Между тем жизнь давала о себе знать. Если Арина Петровна не мыслила себе иного существования, кроме головлевского «самодержавия» помещицы-крепостницы, если все ее сыновья связаны с Головлевым нерасторжимой цепью и фатально принуждены возвратиться в лоно семейного гнезда, чтобы там погибнуть, молодое поколение головлевской семьи жаждет вырваться из головлевского «гроба», стремится к иной жизни, к созиданию какого-то иного мира путем собственного, «личного» труда. Но судорожные, болезненные попытки эти обречены на неудачу, желание самостоятельного жизнеустройства, «личного труда», не подкрепленное способностью, умением трудиться, подорванное в самом корне головлевским «прахом», оборачивается неизбежным «умертвием». «Перспектива труда», и для них, как и для их отцов, оказывается закрытой. Одни из них мучительно погибают, не надеясь ни на что, не видя выхода, как кончают Володя и Любинька, другие, как Петя и Аннинька, пытаются найти сочувствие в головлевском семейном гнезде.
Но и в этом случае, как всегда, Иудушка, человек, лишенный нравственного мерила, оказывался, так сказать, на высоте своего празднословия, скрываясь от всех жизненных ударов в призрачный, фантастический мир.

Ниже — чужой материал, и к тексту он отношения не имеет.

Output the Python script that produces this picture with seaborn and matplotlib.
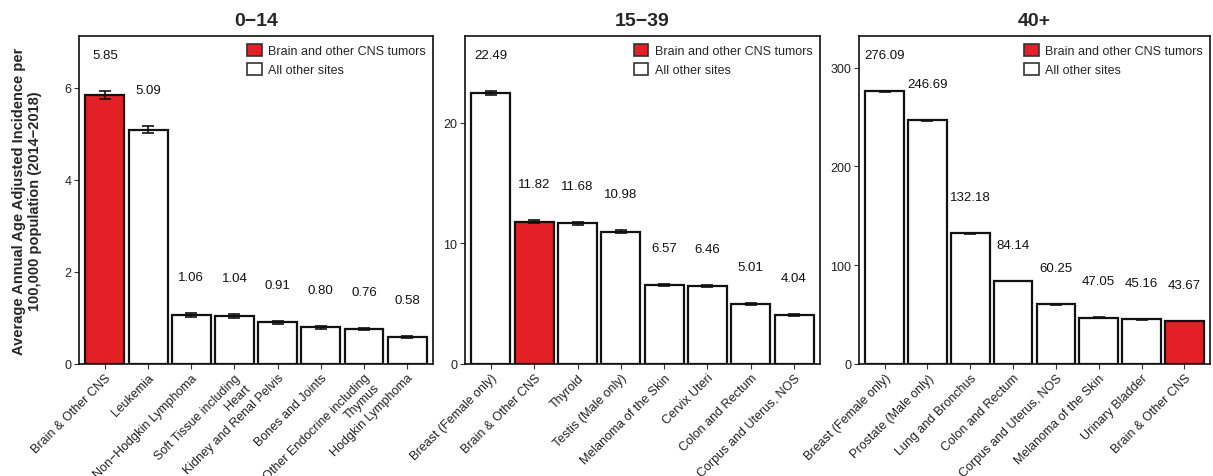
import numpy as np
import pandas as pd
import matplotlib
matplotlib.use("Agg")
import matplotlib.pyplot as plt
from matplotlib.patches import Patch
import seaborn as sns

sns.set_theme(style="white")
plt.rcParams['font.family'] = ['Liberation Sans', 'DejaVu Sans']

# ---------------- data ----------------
titles = ["0\u221214", "15\u221239", "40+"]

sites_0_14 = ["Brain & Other CNS", "Leukemia", "Non\u2212Hodgkin Lymphoma",
              "Soft Tissue including\nHeart", "Kidney and Renal Pelvis",
              "Bones and Joints", "Other Endocrine including\nThymus",
              "Hodgkin Lymphoma"]
rates_0_14 = [5.85, 5.09, 1.06, 1.04, 0.91, 0.80, 0.76, 0.58]
lower_0_14 = [5.76, 5.01, 1.02, 1.00, 0.88, 0.77, 0.73, 0.56]
upper_0_14 = [5.94, 5.17, 1.10, 1.08, 0.94, 0.83, 0.79, 0.60]
cns_0_14 = [True, False, False, False, False, False, False, False]

sites_15_39 = ["Breast (Female only)", "Brain & Other CNS", "Thyroid",
               "Testis (Male only)", "Melanoma of the Skin", "Cervix Uteri",
               "Colon and Rectum", "Corpus and Uterus, NOS"]
rates_15_39 = [22.49, 11.82, 11.68, 10.98, 6.57, 6.46, 5.01, 4.04]
lower_15_39 = [22.30, 11.69, 11.55, 10.85, 6.48, 6.36, 4.93, 3.96]
upper_15_39 = [22.68, 11.95, 11.81, 11.11, 6.66, 6.56, 5.09, 4.12]
cns_15_39 = [False, True, False, False, False, False, False, False]

sites_40 = ["Breast (Female only)", "Prostate (Male only)", "Lung and Bronchus",
            "Colon and Rectum", "Corpus and Uterus, NOS", "Melanoma of the Skin",
            "Urinary Bladder", "Brain & Other CNS"]
rates_40 = [276.09, 246.69, 132.18, 84.14, 60.25, 47.05, 45.16, 43.67]
lower_40 = [275.60, 246.20, 131.80, 83.90, 60.00, 46.80, 44.90, 43.40]
upper_40 = [276.60, 247.20, 132.50, 84.40, 60.50, 47.30, 45.40, 43.90]
cns_40 = [False, False, False, False, False, False, False, True]

yticks = [[0, 2, 4, 6], [0, 10, 20], [0, 100, 200, 300]]

legend_labels = ["Brain and other CNS tumors", "All other sites"]
RED = "#E41F25"
palette = {legend_labels[0]: RED, legend_labels[1]: "white"}

panels = [
    (sites_0_14, rates_0_14, lower_0_14, upper_0_14, cns_0_14),
    (sites_15_39, rates_15_39, lower_15_39, upper_15_39, cns_15_39),
    (sites_40, rates_40, lower_40, upper_40, cns_40),
]

W, H = 1213, 477
fig = plt.figure(figsize=(W / 100, H / 100), dpi=100)
axes_px = [(79, 433), (465, 820), (859, 1210)]
top_px, bot_px = 37, 365

for i, ((sites, rates, lo, hi, cns), (xl, xr)) in enumerate(zip(panels, axes_px)):
    ax = fig.add_axes([xl / W, (H - bot_px) / H, (xr - xl) / W, (bot_px - top_px) / H])
    df = pd.DataFrame({
        "site": sites, "rate": rates,
        "group": [legend_labels[0] if c else legend_labels[1] for c in cns],
    })
    sns.barplot(data=df, x="site", y="rate", hue="group", palette=palette,
                order=sites, hue_order=legend_labels, dodge=False, width=0.9,
                saturation=1, edgecolor="#111111", linewidth=1.6,
                legend=False, ax=ax)
    xs = np.arange(len(sites))
    r = np.array(rates)
    yerr = [r - np.array(lo), np.array(hi) - r]
    ax.errorbar(xs, r, yerr=yerr, fmt="none", ecolor="#111111",
                elinewidth=1.2, capsize=4.5, capthick=1.2, zorder=5)
    ymax = max(hi) * 1.2
    ax.set_ylim(0, ymax)
    ax.set_xlim(-0.6, len(sites) - 0.4)
    for x, v, h in zip(xs, rates, hi):
        ax.text(x, h + 0.11 * ymax, f"{v:.2f}", ha="center", va="center",
                fontsize=9.5, color="#111111")
    ax.set_yticks(yticks[i])
    ax.set_yticklabels([str(t) for t in yticks[i]], fontsize=9, color="#222222")
    ax.set_xticks(xs)
    ax.set_xticklabels(sites, rotation=45, ha="right", rotation_mode="anchor",
                       fontsize=9, color="#222222", multialignment="right")
    ax.tick_params(axis="both", which="both", direction="out", length=3.5,
                   width=0.8, color="#333333", bottom=True, left=True, pad=2)
    for s in ax.spines.values():
        s.set_visible(True)
        s.set_color("#111111")
        s.set_linewidth(1.2)
    ax.set_xlabel("")
    ax.set_ylabel("")
    ax.set_title(titles[i], fontsize=14, fontweight="bold", pad=8)
    handles = [Patch(facecolor=RED, edgecolor="#333333", linewidth=1.2),
               Patch(facecolor="white", edgecolor="#333333", linewidth=1.2)]
    ax.legend(handles, legend_labels, loc="upper right", frameon=False,
              fontsize=9, handlelength=1.15, handleheight=1.15,
              handletextpad=0.5, labelspacing=0.45, borderaxespad=0.3,
              borderpad=0.3)

fig.text(0.022, (H - (top_px + bot_px) / 2) / H,
         "Average Annual Age Adjusted Incidence per\n100,000 population (2014\u22122018)",
         rotation=90, ha="center", va="center", fontsize=10.5,
         fontweight="bold", multialignment="center")

fig.savefig("out.png", dpi=100)
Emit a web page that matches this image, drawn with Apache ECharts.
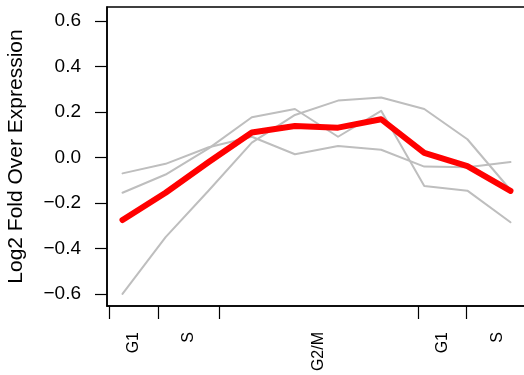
<!DOCTYPE html>
<html>
<head>
<meta charset="utf-8">
<script src="https://cdn.jsdelivr.net/npm/echarts@6/dist/echarts.min.js"></script>
<style>html,body{margin:0;padding:0;background:#fff;}#c{width:524px;height:375px;}</style>
</head>
<body>
<div id="c"></div>
<script>
// time points (sample index)
var timePoints = [1, 2, 3, 4, 5, 6, 7, 8, 9, 10];
// individual gene profiles (grey)
var geneA = [-0.070, -0.028, 0.045, 0.091, 0.014, 0.050, 0.034, -0.040, -0.043, -0.020];
var geneB = [-0.155, -0.075, 0.040, 0.177, 0.213, 0.091, 0.205, -0.125, -0.146, -0.285];
var geneC = [-0.600, -0.350, -0.145, 0.065, 0.187, 0.250, 0.264, 0.213, 0.080, -0.143];
// mean profile (red)
var meanProfile = [-0.275, -0.155, -0.020, 0.110, 0.138, 0.131, 0.168, 0.020, -0.038, -0.147];
// cell-cycle phase boundaries (in time-point units) and names
var phaseBounds = [0.70, 1.82, 3.25, 7.86, 8.97, 10.43];
var phaseNames = ['G1', 'S', 'G2/M', 'G1', 'S'];
// y tick values
var yTicks = [-0.6, -0.4, -0.2, 0.0, 0.2, 0.4, 0.6];

var phaseMids = [];
for (var i = 0; i < phaseNames.length; i++) {
  phaseMids.push((phaseBounds[i] + phaseBounds[i + 1]) / 2);
}
function pairs(ys) { return timePoints.map(function (t, i) { return [t, ys[i]]; }); }
function phaseLabel(v) {
  for (var i = 0; i < phaseMids.length; i++) { if (Math.abs(phaseMids[i] - v) < 1e-6) return phaseNames[i]; }
  return '';
}
var FONT = 'Liberation Sans, Arial, Helvetica, sans-serif';
var chart = echarts.init(document.getElementById('c'), null, {renderer: 'canvas'});
var grey = {type: 'line', symbol: 'none', silent: true, z: 2,
  lineStyle: {color: '#BEBEBE', width: 2, cap: 'round', join: 'round'}};
chart.setOption({
  animation: false,
  backgroundColor: '#fff',
  grid: {left: 107, top: 7, width: 430, bottom: 69, containLabel: false, outerBoundsMode: 'none',
    show: true, borderColor: '#000', borderWidth: 1.5, backgroundColor: 'transparent'},
  xAxis: {
    type: 'value', min: 0.6405, max: 10.615,
    splitLine: {show: false},
    axisLine: {show: true, onZero: false, lineStyle: {color: '#000', width: 1.5}},
    axisTick: {show: true, customValues: phaseBounds, length: 13, lineStyle: {color: '#000', width: 1.2}},
    axisLabel: {show: true, customValues: phaseMids, rotate: 90, margin: 26, fontSize: 16, color: '#000', fontFamily: FONT,
      formatter: function (v) { return phaseLabel(v); }}
  },
  yAxis: {
    type: 'value', min: -0.653, max: 0.6615,
    name: 'Log2 Fold Over Expression', nameLocation: 'middle', nameGap: 80,
    nameTextStyle: {fontSize: 21, color: '#000', fontFamily: FONT},
    splitLine: {show: false},
    axisLine: {show: true, onZero: false, lineStyle: {color: '#000', width: 1.5}},
    axisTick: {show: true, customValues: yTicks, length: 12, lineStyle: {color: '#000', width: 1.2}},
    axisLabel: {show: true, customValues: yTicks, margin: 26, fontSize: 19, color: '#000', fontFamily: FONT,
      formatter: function (v) { return (v < -1e-9 ? '\u2212' : '') + Math.abs(v).toFixed(1); }}
  },
  series: [
    Object.assign({}, grey, {data: pairs(geneA)}),
    Object.assign({}, grey, {data: pairs(geneB)}),
    Object.assign({}, grey, {data: pairs(geneC)}),
    {type: 'line', symbol: 'none', silent: true, z: 3, data: pairs(meanProfile),
      lineStyle: {color: '#FF0000', width: 6, cap: 'round', join: 'round'}}
  ]
});
</script>
</body>
</html>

Пожалуй, лишь одно событие заставило Иудушку поколебаться, ощутить, что живой-то мир в самом деле существует, что мир этот может диктовать какие-то свои условия, что он не укладывается в стройную систему пустых слов. Это событие — неожиданная беременность Евпраксеюшки. «Это была совсем новая узда, которую в первый раз в жизни узнало его праздномыслие». Бунт Евпраксеюшки, матери, потерявшей сына, — бунт примитивного, недалекого существа, и бунт-то нелепый, примитивный, но — бунт жизни против смерти. Однако и в этом случае, в борьбе живого и мертвого, побеждает мертвое, побеждает Иудушка, опять-таки скрываясь за паутину слов, за привычный обряд. И недаром в этот момент окончательного преодоления Иудушкой человеческих чувств, чувств отца, чудится головлевской приживалке Улитушке, что перед ней не человек, а сатана.